Ms. Zamida remembered her mother being in an awful condition in Bakar. "The doctor said, she would receive help if not an interee," Ms. Zamida recalled. Shortly a whole family, except two sons who where migration workers in France, was transported to the concentration camp on island of Rab: women in a female section, their father in the male section of the concentration camp. Her mother, Julijana Zbašnik, died soon after arrival on Rab. 

"Father was visiting us during our stay on Rab. Three sister and me were so foolish to put bread aside for him. If he didn't come to collect it, we sent it through our cousin. He never delivered the bread to our father. He ate it himself."

In the concentration camp Kampor on the island of Rab children until age of 14 were forced to the sea. "I was so sad. I couldn't socialize. I sat on my mess bowl touching the sea with my feet. I couldn't do much. I was so sad." And they were suffering hunger.

As children they searched kitchen rotting leftovers hoping to find something to calm the persistent hunger. "Out of desperation I was once among this kids. Suddenly an officer hit me on the head with a stick having a metal square and a hook on the top. I was wounded. I've got a bruise and a swelling on my head."

There were other reasons than officer's violence that prevented her from searching food scraps: "Didn't take us long to learn that kids eating rotting food were soon gone." 
Remembering a short documentary made on concentration camp of Rab Ms. Zamida got upset. "My son Dušan brought me the documentary. I can not watch it," she made it know that remembering requires a substantial amount of control to cope with strong emotions that could overwhelm her at any moment. At that moment I was questioning myself if awakening survivor's past memories of dehumanization, suffering, pain, mistreatment, violence, loss, death and illness is appropriate. As a researcher and an interviewer I needed to stay with my grief. The gift of empathy at moments seemed to be a curse.

"My uncle died there, my aunt, … I lost at least ten relatives on Rab and at home, where they were killed," Ms. Zamida summarized her family loss in war.

She was moved from Rab to a concentration camp in an italian town of Gonars, to a barrack number 21. She remembers arriving during a cold snowy winter.

Among many memories she recalled a priest who was holding a mass. "I didn't attend. I stop attending mass since I saw the priest blessing the dead and the alive who were than shot. I don't judge the existence or the non-existence of god. If there is God, he would act at the time when we were suffering so much," Ms. Zamida placed herself among many who, while exposed to atrocities, looked forward for an action of an interventionist God. As for many, so for Ms. Zamida, God died during WW2. 
To whom could possibly turn a 14 years old girl who is kept captured in an unknown land, suffering extreme deprivation and fighting flies, malnutrition and dysentery.

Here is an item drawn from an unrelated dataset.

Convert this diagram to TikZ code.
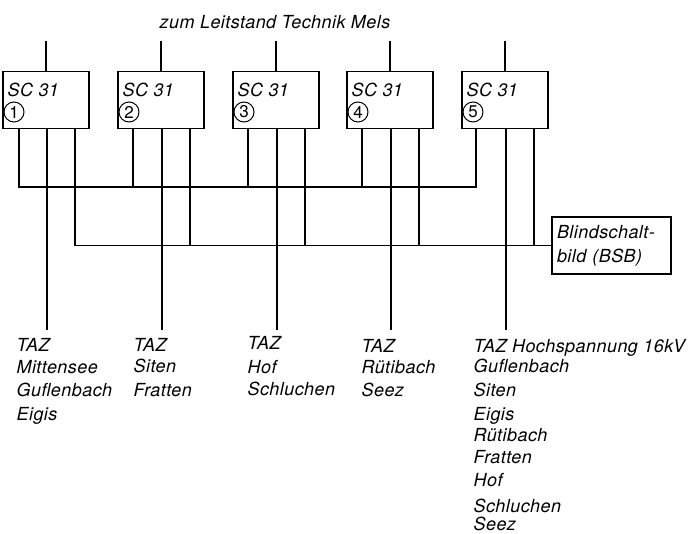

In September 1943 she and her sisters left the concentration camp at Gonars among the first. They were disoriented and walked the Italian territory left to the mercy of its inhabitants. "One of the woman told us to left behind our handicapped sister. Can you believe this? " She recalled they walked from Gonars to Udine and back to Palmanova where they caught a train to Slovenia. The train was taking them for an approximately hundred kilometers ride back home to the occupied territory where Slovene Partisans, an anti-nazi resistance movement, were fighting Nazi Germans.

Her cousins didn't left with first groups of internees. They were captured by Nazi Germans and transported to the Dachau concentration camp. "They died in Dachau. If they would left with us, they would be alive," she remarked. 
Ms. Zamida and her three sisters reached their village to find out that nothing was left behind. Begging for food marked their recovery from internment until they find a job as maids. Her father returned from the internment too.

Our interview was over and Ms. Zamida's son Dušan joined us. He was tensed and overwhelmed by the event too. While talking in the living room there was more light and less heaviness. Looking at Ms. Zamida I noticed her face mussels relaxed. Her right hand stopped shaking.